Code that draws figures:
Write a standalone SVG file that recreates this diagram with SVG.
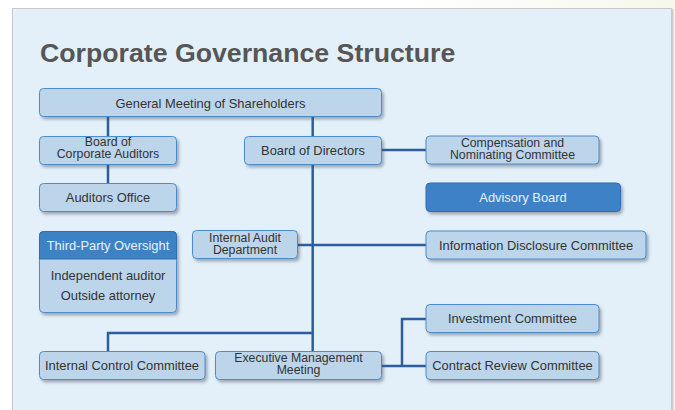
<svg xmlns="http://www.w3.org/2000/svg" width="675" height="410" viewBox="0 0 675 410">
  <defs>
    <linearGradient id="bgTop" x1="0" y1="0" x2="1" y2="0">
      <stop offset="0" stop-color="#ffffff"/>
      <stop offset="0.6" stop-color="#ffffff"/>
      <stop offset="1" stop-color="#f6f8ec"/>
    </linearGradient>
    <filter id="sh" x="-10%" y="-20%" width="130%" height="160%">
      <feDropShadow dx="2" dy="2.5" stdDeviation="1.6" flood-color="#4a5560" flood-opacity="0.45"/>
    </filter>
    <style>
      .box { fill: #bcd5ea; stroke: #4c8ccc; stroke-width: 1; filter: url(#sh); }
      .dark { fill: #3e82c6; stroke: #2f6eb0; stroke-width: 1; filter: url(#sh); }
      .t { font-family: "Liberation Sans", Arial, sans-serif; font-size: 12.9px; fill: #333333; text-anchor: middle; }
      .t2 { font-family: "Liberation Sans", Arial, sans-serif; font-size: 12.3px; fill: #333333; text-anchor: middle; }
      .tw { font-family: "Liberation Sans", Arial, sans-serif; font-size: 12.9px; fill: #e8f1fa; text-anchor: middle; }
      .conn { stroke: #2a5e9e; stroke-width: 2.5; fill: none; }
    </style>
  </defs>

  <rect x="0" y="0" width="675" height="410" fill="url(#bgTop)"/>
  <rect x="12.5" y="8.5" width="659" height="410" fill="#e4f0f9" stroke="#c6c8ca" stroke-width="1"/>
  <line x1="672.5" y1="9" x2="672.5" y2="410" stroke="#c9cbcd" stroke-width="2"/>

  <text x="40" y="62.3" font-family="'Liberation Sans', Arial, sans-serif" font-size="26.7" font-weight="bold" fill="#565656">Corporate Governance Structure</text>

  <g id="connectors">
    <line class="conn" x1="108" y1="116" x2="108" y2="137"/>
    <line class="conn" x1="108" y1="164" x2="108" y2="184"/>
    <line class="conn" x1="312.7" y1="116" x2="312.7" y2="137"/>
    <line class="conn" x1="312.7" y1="164" x2="312.7" y2="352"/>
    <line class="conn" x1="381" y1="150" x2="426" y2="150"/>
    <line class="conn" x1="297" y1="245" x2="426" y2="245"/>
    <polyline class="conn" points="108,352 108,333 312.7,333"/>
    <line class="conn" x1="381" y1="366" x2="426" y2="366"/>
    <polyline class="conn" points="426,319 402,319 402,366"/>
  </g>

  <g id="general-meeting">
    <rect class="box" x="39.5" y="88.5" width="342" height="28" rx="4"/>
    <text class="t" x="210.5" y="108">General Meeting of Shareholders</text>
  </g>

  <g id="board-corporate-auditors">
    <rect class="box" x="39.5" y="136.5" width="137" height="28" rx="4"/>
    <text class="t2" x="108" y="146.4">Board of</text>
    <text class="t2" x="108" y="158.4">Corporate Auditors</text>
  </g>

  <g id="auditors-office">
    <rect class="box" x="39.5" y="183.5" width="137" height="28" rx="4"/>
    <text class="t" x="108" y="202">Auditors Office</text>
  </g>

  <g id="third-party-oversight">
    <rect class="box" x="39.5" y="231.5" width="137" height="81" rx="4"/>
    <path class="dark" style="filter:none" d="M39.5,259 V235.5 a4,4 0 0 1 4,-4 H172.5 a4,4 0 0 1 4,4 V259 Z"/>
    <text class="tw" x="108" y="250">Third-Party Oversight</text>
    <text class="t" x="108" y="280">Independent auditor</text>
    <text class="t" x="108" y="300">Outside attorney</text>
  </g>

  <g id="board-of-directors">
    <rect class="box" x="244.5" y="136.5" width="137" height="28" rx="4"/>
    <text class="t" x="313" y="154.5">Board of Directors</text>
  </g>

  <g id="internal-audit">
    <rect class="box" x="192.5" y="230.5" width="105" height="28" rx="4"/>
    <text class="t2" x="245" y="242.2">Internal Audit</text>
    <text class="t2" x="245" y="254.2">Department</text>
  </g>

  <g id="compensation-nominating">
    <rect class="box" x="426" y="136" width="173" height="28" rx="4"/>
    <text class="t2" x="512.5" y="146.6">Compensation and</text>
    <text class="t2" x="512.5" y="158.6">Nominating Committee</text>
  </g>

  <g id="advisory-board">
    <rect class="dark" x="426" y="183" width="194.5" height="28.5" rx="4"/>
    <text class="tw" x="523" y="202">Advisory Board</text>
  </g>

  <g id="information-disclosure">
    <rect class="box" x="426" y="231" width="220" height="28" rx="4"/>
    <text class="t" x="536" y="249.5">Information Disclosure Committee</text>
  </g>

  <g id="investment-committee">
    <rect class="box" x="426" y="304.5" width="173" height="28" rx="4"/>
    <text class="t" x="512.5" y="323">Investment Committee</text>
  </g>

  <g id="contract-review">
    <rect class="box" x="426" y="351.5" width="173" height="28" rx="4"/>
    <text class="t" x="512.5" y="370">Contract Review Committee</text>
  </g>

  <g id="internal-control">
    <rect class="box" x="39.5" y="351.5" width="165.5" height="28" rx="4"/>
    <text class="t" x="122" y="370">Internal Control Committee</text>
  </g>

  <g id="executive-management">
    <rect class="box" x="215.5" y="351.5" width="166" height="28" rx="4"/>
    <text class="t2" x="298.5" y="361.7">Executive Management</text>
    <text class="t2" x="298.5" y="373.7">Meeting</text>
  </g>
</svg>
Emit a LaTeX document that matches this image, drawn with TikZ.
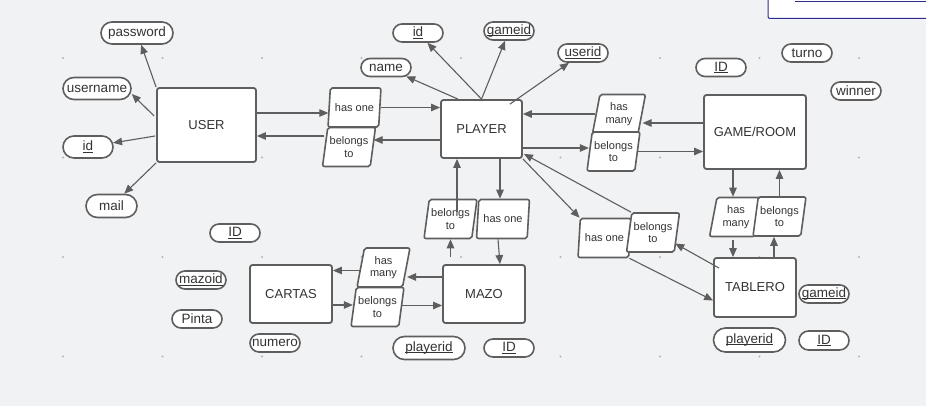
\documentclass[tikz,border=0pt]{standalone}
\usepackage{fontspec}
\setmainfont{Liberation Sans}
\usetikzlibrary{arrows.meta, positioning, shapes, calc}

\definecolor{bggray}{RGB}{241,242,244}
\definecolor{linegray}{RGB}{94,94,94}
\definecolor{textgray}{RGB}{51,51,51}
\definecolor{dotgray}{RGB}{178,180,184}
\definecolor{notenavy}{RGB}{44,44,140}

\newcommand{\keyfield}[1]{\setbox0=\hbox{#1}\rlap{\rule[-1.8pt]{\wd0}{0.8pt}}\box0}

\begin{document}
\begin{tikzpicture}[x=1pt, y=-1pt,
    entity/.style={draw=linegray, line width=1.8pt, fill=white, rounded corners=2.5pt, text=textgray, font=\fontsize{13}{15}\selectfont, minimum width=82pt, minimum height=58pt},
    attr/.style={rounded rectangle, draw=linegray, line width=1.6pt, fill=white, text=textgray, font=\fontsize{13.5}{15}\selectfont, inner sep=0pt, minimum width=50pt, minimum height=18pt},
    rel/.style={trapezium, trapezium left angle=77, trapezium right angle=103, trapezium stretches=true, draw=linegray, line width=1.6pt, fill=white, rounded corners=2pt, text=textgray, font=\fontsize{11}{12.5}\selectfont, align=center, inner sep=0pt, minimum width=53pt, minimum height=39pt},
    arr/.style={draw=linegray, line width=1.1pt, -{Triangle[length=9pt, width=7.5pt]}}
]
\useasboundingbox[fill=bggray] (0,0) rectangle (926,406);

% grid dots
\foreach \gx in {63,162.5,...,860}
  \foreach \gy in {58,157.5,...,358}
    \fill[dotgray] (\gx,\gy) circle (1.1pt);

% note box cut at the corner
\draw[notenavy, line width=1pt, fill=white, rounded corners=2pt] (768,-10) rectangle (940,18.5);
\draw[notenavy, line width=0.8pt] (795,1.5) -- (926,1.5);

% entities
\node[entity, minimum width=99pt, minimum height=74pt] (USER) at (206.5,125) {USER};
\node[entity, minimum width=81pt] (PLAYER) at (481.5,129) {PLAYER};
\node[entity, minimum width=102pt, minimum height=74pt] (GAME) at (755,132) {GAME/ROOM};
\node[entity] (CARTAS) at (291,294) {CARTAS};
\node[entity] (MAZO) at (484,294) {MAZO};
\node[entity, minimum height=59pt] (TABLERO) at (755,287.5) {TABLERO};

% attributes
\node[attr, minimum width=72pt, minimum height=22pt] (password) at (137,33) {password};
\node[attr, minimum width=68pt, minimum height=22pt] (username) at (97,88.5) {username};
\node[attr, minimum height=22pt] (uid) at (88,147) {\keyfield{id}};
\node[attr, minimum width=51pt, minimum height=23pt] (mail) at (111.5,206) {mail};
\node[attr] (name) at (386,67.5) {name};
\node[attr] (pid) at (418,33) {\keyfield{id}};
\node[attr] (pgameid) at (509,31) {\keyfield{gameid}};
\node[attr] (puserid) at (583,53) {\keyfield{userid}};
\node[attr] (gid) at (721,67.5) {\keyfield{ID}};
\node[attr] (turno) at (807,53) {turno};
\node[attr] (winner) at (856,91) {winner};
\node[attr] (cid) at (235,233) {\keyfield{ID}};
\node[attr] (mazoid) at (201,280) {\keyfield{mazoid}};
\node[attr] (pinta) at (197,319) {Pinta};
\node[attr] (numero) at (275,343) {numero};
\node[attr, minimum width=72pt, minimum height=23pt] (mplayerid) at (429,348) {\keyfield{playerid}};
\node[attr] (mid) at (509,348) {\keyfield{ID}};
\node[attr] (tgameid) at (824,294) {\keyfield{gameid}};
\node[attr, minimum width=72pt, minimum height=24pt] (tplayerid) at (749.5,340) {\keyfield{playerid}};
\node[attr, minimum height=19pt] (tid) at (824,340.5) {\keyfield{ID}};

% relationships
\node[rel] (u2p) at (354.5,107.5) {has one};
\node[rel] (p2u) at (349,147) {belongs\\to};
\node[rel] (g2p) at (619,114) {has\\many};
\node[rel] (p2g) at (613.5,151.5) {belongs\\to};
\node[rel] (m2p) at (450.5,219) {belongs\\to};
\node[rel] (p2m) at (503,219) {has one};
\node[rel] (m2c) at (383.5,267.5) {has\\many};
\node[rel] (c2m) at (377.5,307) {belongs\\to};
\node[rel] (p2t) at (604.5,238) {has one};
\node[rel] (t2p) at (653,232.5) {belongs\\to};
\node[rel] (g2t) at (736,217) {has\\many};
\node[rel] (t2g) at (779.5,216.5) {belongs\\to};

% attribute links
\draw[arr] (USER.north west) -- (password);
\draw[arr] ($(USER.west)+(-2,-9)$) -- ($(username.east)+(0,5.5)$);
\draw[arr] ($(USER.west)+(-1,11)$) -- (uid);
\draw[arr] (USER.south west) -- (mail);
\draw[arr] ($(PLAYER.north)+(-23.5,0)$) -- (name);
\draw[arr] (PLAYER.north) -- (pid);
\draw[arr] (PLAYER.north) -- (pgameid);
\draw[arr] ($(PLAYER.north east)+(-13,5)$) -- (puserid);

% USER - PLAYER
\draw[arr] ($(USER.east |- u2p)+(0,5.5)$) -- ($(u2p.left side)+(0,5.5)$);
\draw[arr] (u2p.right side) -- (u2p.right side -| PLAYER.west);
\draw[arr] ($(PLAYER.west |- p2u)+(0,-7)$) -- ($(p2u.right side)+(0,-7)$);
\draw[arr] ($(p2u.left side)+(0,-11)$) -- ($(USER.east |- p2u)+(0,-11)$);

% GAME - PLAYER
\draw[arr] ($(GAME.west |- g2p)+(0,9)$) -- ($(g2p.right side)+(0,9)$);
\draw[arr] (g2p.left side) -- (g2p.left side -| PLAYER.east);
\draw[arr] ($(PLAYER.east |- p2g)+(0,-3.5)$) -- ($(p2g.left side)+(0,-3.5)$);
\draw[arr] (p2g.right side) -- (p2g.right side -| GAME.west);

% MAZO - PLAYER
\draw[arr, shorten <=7pt] (m2p |- MAZO.north) -- (m2p |- m2p.bottom side);
\draw[arr] ($(m2p)+(6.5,-7)$) -- ($(m2p |- PLAYER.south)+(6.5,0)$);
\draw[arr] ($(p2m |- PLAYER.south)+(-3,0)$) -- ($(p2m |- p2m.top side)+(-3,0)$);
\draw[arr] ($(p2m |- p2m.bottom side)+(-5,0)$) -- ($(p2m |- MAZO.north)+(-3,0)$);

% MAZO - CARTAS
\draw[arr] ($(MAZO.west |- m2c)+(0,9.5)$) -- ($(m2c.right side)+(0,9.5)$);
\draw[arr] ($(m2c.left side)+(0,3)$) -- ($(CARTAS.east |- m2c)+(0,3)$);
\draw[arr] ($(CARTAS.east |- c2m)+(0,-2)$) -- ($(c2m.left side)+(0,-2)$);
\draw[arr] ($(c2m.right side)+(0,-1.5)$) -- ($(MAZO.west |- c2m)+(0,-1.5)$);

% PLAYER - TABLERO
\draw[arr] (PLAYER.south east) -- (p2t.top left corner);
\draw[arr] (p2t.bottom right corner) -- ($(TABLERO.west)+(0,13)$);
\draw[arr] ($(TABLERO.north west)+(6,11)$) -- ($(t2p.right side)+(-2.5,11)$);
\draw[arr] (t2p.top left corner) -- ($(PLAYER.south east)+(1,-5)$);

% GAME - TABLERO
\draw[arr] ($(g2t |- GAME.south)+(-3,0)$) -- ($(g2t |- g2t.top side)+(-3,0)$);
\draw[arr] ($(g2t |- g2t.bottom side)+(-3,3)$) -- ($(g2t |- TABLERO.north)+(-3,0)$);
\draw[arr] ($(t2g |- TABLERO.north)+(-5.5,0)$) -- ($(t2g |- t2g.bottom side)+(-5.5,0)$);
\draw[arr] (t2g |- t2g.top side) -- (t2g |- GAME.south);
\end{tikzpicture}
\end{document}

[Your objective]: Show every line above in which the word "standalone" occurs.

[Solution to the problem]:
Write a standalone SVG file that recreates this diagram with SVG.
\documentclass[tikz,border=0pt]{standalone}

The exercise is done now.